───── Collected material ─────

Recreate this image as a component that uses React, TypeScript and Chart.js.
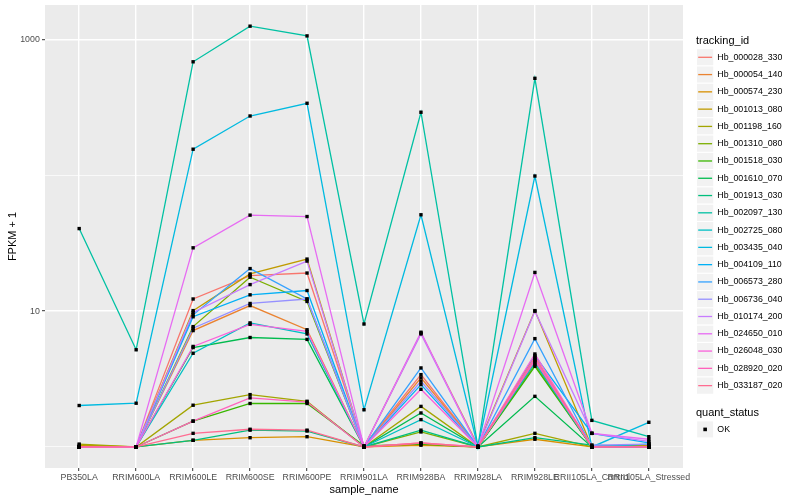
import React, { useEffect, useRef } from "react";
import { Chart, registerables } from "chart.js";

Chart.register(...registerables);

const FONT = "'Liberation Sans', Arial, Helvetica, sans-serif";

const categories = [
  "PB350LA",
  "RRIM600LA",
  "RRIM600LE",
  "RRIM600SE",
  "RRIM600PE",
  "RRIM901LA",
  "RRIM928BA",
  "RRIM928LA",
  "RRIM928LE",
  "RRII105LA_Control",
  "RRII105LA_Stressed",
];

const trackingIds = [
  "Hb_000028_330",
  "Hb_000054_140",
  "Hb_000574_230",
  "Hb_001013_080",
  "Hb_001198_160",
  "Hb_001310_080",
  "Hb_001518_030",
  "Hb_001610_070",
  "Hb_001913_030",
  "Hb_002097_130",
  "Hb_002725_080",
  "Hb_003435_040",
  "Hb_004109_110",
  "Hb_006573_280",
  "Hb_006736_040",
  "Hb_010174_200",
  "Hb_024650_010",
  "Hb_026048_030",
  "Hb_028920_020",
  "Hb_033187_020",
];

const seriesColors = [
  "#F8766D", "#EA8331", "#D89000", "#C09B00", "#A3A500",
  "#7CAE00", "#39B600", "#00BB4E", "#00BF7D", "#00C1A3",
  "#00BFC4", "#00BAE0", "#00B0F6", "#35A2FF", "#9590FF",
  "#C77CFF", "#E76BF3", "#FA62DB", "#FF62BC", "#FF6C91",
];

// FPKM + 1 per sample (same order as categories)
const hb000028_330 = [1.0, 1.0, 12.3, 18.3, 19.1, 1.02, 3.41, 1.0, 4.53, 1.0, 1.02];
const hb000054_140 = [1.0, 1.0, 7.2, 11.0, 7.3, 1.0, 3.23, 1.0, 4.27, 1.0, 1.0];
const hb000574_230 = [1.0, 1.0, 1.12, 1.17, 1.19, 1.0, 1.03, 1.0, 1.14, 1.0, 1.0];
const hb001013_080 = [1.03, 1.0, 10.1, 18.8, 24.2, 1.0, 6.9, 1.02, 10.1, 1.0, 1.03];
const hb001198_160 = [1.05, 1.0, 2.03, 2.43, 2.17, 1.0, 1.99, 1.0, 1.26, 1.0, 1.0];
const hb001310_080 = [1.0, 1.0, 7.7, 17.8, 11.8, 1.0, 1.29, 1.0, 4.04, 1.0, 1.0];
const hb001518_030 = [1.0, 1.0, 1.55, 2.09, 2.09, 1.02, 1.05, 1.0, 3.93, 1.0, 1.0];
const hb001610_070 = [1.0, 1.0, 5.4, 6.4, 6.2, 1.0, 1.78, 1.0, 2.36, 1.0, 1.0];
const hb001913_030 = [1.0, 1.0, 1.12, 1.33, 1.31, 1.0, 1.33, 1.0, 1.17, 1.03, 1.0];
const hb002097_130 = [40.6, 5.2, 687, 1257, 1066, 8.05, 292, 1.0, 519, 1.57, 1.19];
const hb002725_080 = [1.0, 1.0, 4.9, 8.2, 6.8, 1.0, 1.59, 1.0, 4.16, 1.0, 1.05];
const hb003435_040 = [2.02, 2.1, 156, 274, 340, 1.88, 51.3, 1.0, 99, 1.0, 1.52];
const hb004109_110 = [1.0, 1.0, 9.1, 13.2, 14.2, 1.0, 2.88, 1.0, 4.71, 1.26, 1.07];
const hb006573_280 = [1.0, 1.0, 9.4, 20.6, 12.3, 1.0, 3.82, 1.0, 6.28, 1.0, 1.0];
const hb006736_040 = [1.0, 1.0, 7.5, 11.4, 12.3, 1.0, 3.05, 1.0, 4.4, 1.03, 1.05];
const hb010174_200 = [1.0, 1.0, 9.8, 15.7, 23.4, 1.0, 6.8, 1.0, 10.0, 1.26, 1.1];
const hb024650_010 = [1.0, 1.0, 29.3, 51, 49.8, 1.0, 7.0, 1.0, 19.3, 1.26, 1.14];
const hb026048_030 = [1.0, 1.0, 5.5, 8.0, 7.1, 1.0, 2.66, 1.0, 4.84, 1.0, 1.0];
const hb028920_020 = [1.0, 1.0, 1.55, 2.3, 2.14, 1.0, 1.07, 1.0, 4.35, 1.0, 1.0];
const hb033187_020 = [1.0, 1.0, 1.26, 1.35, 1.33, 1.0, 1.07, 1.0, 4.6, 1.0, 1.0];

const seriesValues = [
  hb000028_330, hb000054_140, hb000574_230, hb001013_080, hb001198_160,
  hb001310_080, hb001518_030, hb001610_070, hb001913_030, hb002097_130,
  hb002725_080, hb003435_040, hb004109_110, hb006573_280, hb006736_040,
  hb010174_200, hb024650_010, hb026048_030, hb028920_020, hb033187_020,
];

const yGridValues = [1, 10, 100, 1000];
const yLabelValues = [10, 1000];

const panelBgPlugin = {
  id: "panelBg",
  beforeDraw(chart: any) {
    const { ctx, chartArea } = chart;
    ctx.save();
    ctx.fillStyle = "#FFFFFF";
    ctx.fillRect(0, 0, chart.width, chart.height);
    ctx.fillStyle = "#EBEBEB";
    ctx.fillRect(chartArea.left, chartArea.top, chartArea.right - chartArea.left, chartArea.bottom - chartArea.top);
    ctx.restore();
  },
};

const legendPlugin = {
  id: "ggLegend",
  afterDraw(chart: any) {
    const ctx = chart.ctx;
    ctx.save();
    ctx.textBaseline = "middle";
    ctx.textAlign = "left";
    const keyX = 696.5;
    const keyS = 17.28;
    const first = 57.3;
    ctx.fillStyle = "#000000";
    ctx.font = `11px ${FONT}`;
    ctx.fillText("tracking_id", 696, 40.7);
    trackingIds.forEach((id, i) => {
      const cy = first + i * keyS;
      ctx.fillStyle = "#F2F2F2";
      ctx.fillRect(keyX, cy - keyS / 2, keyS, keyS);
      ctx.strokeStyle = "#FFFFFF";
      ctx.lineWidth = 1;
      ctx.strokeRect(keyX, cy - keyS / 2, keyS, keyS);
      ctx.strokeStyle = seriesColors[i];
      ctx.lineWidth = 1.3;
      ctx.beginPath();
      ctx.moveTo(keyX + 1.7, cy);
      ctx.lineTo(keyX + keyS - 1.7, cy);
      ctx.stroke();
      ctx.fillStyle = "#000000";
      ctx.font = `8.8px ${FONT}`;
      ctx.fillText(id, 717.3, cy);
    });
    ctx.font = `11px ${FONT}`;
    ctx.fillStyle = "#000000";
    ctx.fillText("quant_status", 696, 413);
    const oy = 429.4;
    ctx.fillStyle = "#F2F2F2";
    ctx.fillRect(keyX, oy - keyS / 2, keyS, keyS);
    ctx.strokeStyle = "#FFFFFF";
    ctx.strokeRect(keyX, oy - keyS / 2, keyS, keyS);
    ctx.fillStyle = "#000000";
    ctx.fillRect(keyX + keyS / 2 - 1.8, oy - 1.8, 3.6, 3.6);
    ctx.font = `8.8px ${FONT}`;
    ctx.fillText("OK", 717.3, oy);
    ctx.restore();
  },
};

export default function App() {
  const canvasRef = useRef<HTMLCanvasElement | null>(null);

  useEffect(() => {
    document.body.style.margin = "0";
    const canvas = canvasRef.current;
    if (!canvas) return;

    const lineDatasets = seriesValues.map((vals, idx) => ({
      label: trackingIds[idx],
      data: vals.map((v, i) => ({ x: i + 1, y: v })),
      showLine: true,
      borderColor: seriesColors[idx],
      backgroundColor: seriesColors[idx],
      borderWidth: 1.3,
      pointRadius: 0,
      pointHoverRadius: 0,
      tension: 0,
      order: seriesValues.length - idx,
    }));

    const pointDataset = {
      label: "OK",
      data: seriesValues.flatMap((vals) => vals.map((v, i) => ({ x: i + 1, y: v }))),
      showLine: false,
      pointStyle: "rect",
      pointRadius: 2.4,
      pointHoverRadius: 2.4,
      backgroundColor: "#000000",
      borderColor: "#000000",
      borderWidth: 0,
      order: -1,
    };

    const chart = new Chart(canvas, {
      type: "scatter",
      data: { datasets: [...lineDatasets, pointDataset] as any },
      plugins: [panelBgPlugin, legendPlugin],
      options: {
        responsive: false,
        animation: false,
        events: [],
        layout: { padding: { left: 0, right: 117, top: 5, bottom: 0 } },
        plugins: {
          legend: { display: false },
          tooltip: { enabled: false },
        },
        scales: {
          x: {
            type: "linear",
            min: 0.4,
            max: 11.6,
            afterBuildTicks: (s: any) => {
              s.ticks = categories.map((_, i) => ({ value: i + 1 }));
            },
            afterFit: (s: any) => {
              s.height = 32;
              s.paddingLeft = 0;
              s.paddingRight = 0;
            },
            ticks: {
              autoSkip: false,
              maxRotation: 0,
              minRotation: 0,
              padding: 1.5,
              color: "#4D4D4D",
              font: { family: FONT, size: 8.8 },
              callback: (v: any) => categories[Math.round(Number(v)) - 1] ?? "",
            },
            grid: {
              color: "#FFFFFF",
              lineWidth: 1.4,
              drawTicks: true,
              tickLength: 3,
              tickColor: "#333333",
              tickWidth: 1,
            },
            border: { display: false },
            title: {
              display: true,
              text: "sample_name",
              color: "#000000",
              font: { family: FONT, size: 11 },
              padding: { top: 0, bottom: 3.4 },
            },
          },
          y: {
            type: "logarithmic",
            min: 0.7,
            max: 1800,
            afterBuildTicks: (s: any) => {
              s.ticks = yGridValues.map((v) => ({ value: v, major: yLabelValues.includes(v) }));
            },
            afterFit: (s: any) => {
              s.width = 45;
              s.paddingTop = 0;
              s.paddingBottom = 0;
            },
            ticks: {
              autoSkip: false,
              padding: 2.2,
              color: "#4D4D4D",
              font: { family: FONT, size: 8.8 },
              callback: (v: any) => (yLabelValues.includes(Number(v)) ? String(v) : ""),
            },
            grid: {
              color: "#FFFFFF",
              lineWidth: (c: any) => (c.tick && yLabelValues.includes(c.tick.value) ? 1.4 : 0.7),
              drawTicks: true,
              tickLength: 3,
              tickColor: (c: any) =>
                c.tick && yLabelValues.includes(c.tick.value) ? "#333333" : "rgba(0,0,0,0)",
              tickWidth: 1,
            },
            border: { display: false },
            title: {
              display: true,
              text: "FPKM + 1",
              color: "#000000",
              font: { family: FONT, size: 11 },
              padding: { top: 6.4, bottom: 0 },
            },
          },
        },
      } as any,
    });

    return () => {
      chart.destroy();
    };
  }, []);

  return (
    <div style={{ position: "absolute", left: 0, top: 0, width: 800, height: 500, background: "#FFFFFF" }}>
      <canvas ref={canvasRef} width={800} height={500} style={{ display: "block", width: 800, height: 500 }} />
    </div>
  );
}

─────

### Aim
Your task is to return the lines above, from the first one up to and including the line containing "Chart.register(...registerables);", minus any pictures.

### Solution to this exercise
Recreate this image as a component that uses React, TypeScript and Chart.js.
import React, { useEffect, useRef } from "react";
import { Chart, registerables } from "chart.js";

Chart.register(...registerables);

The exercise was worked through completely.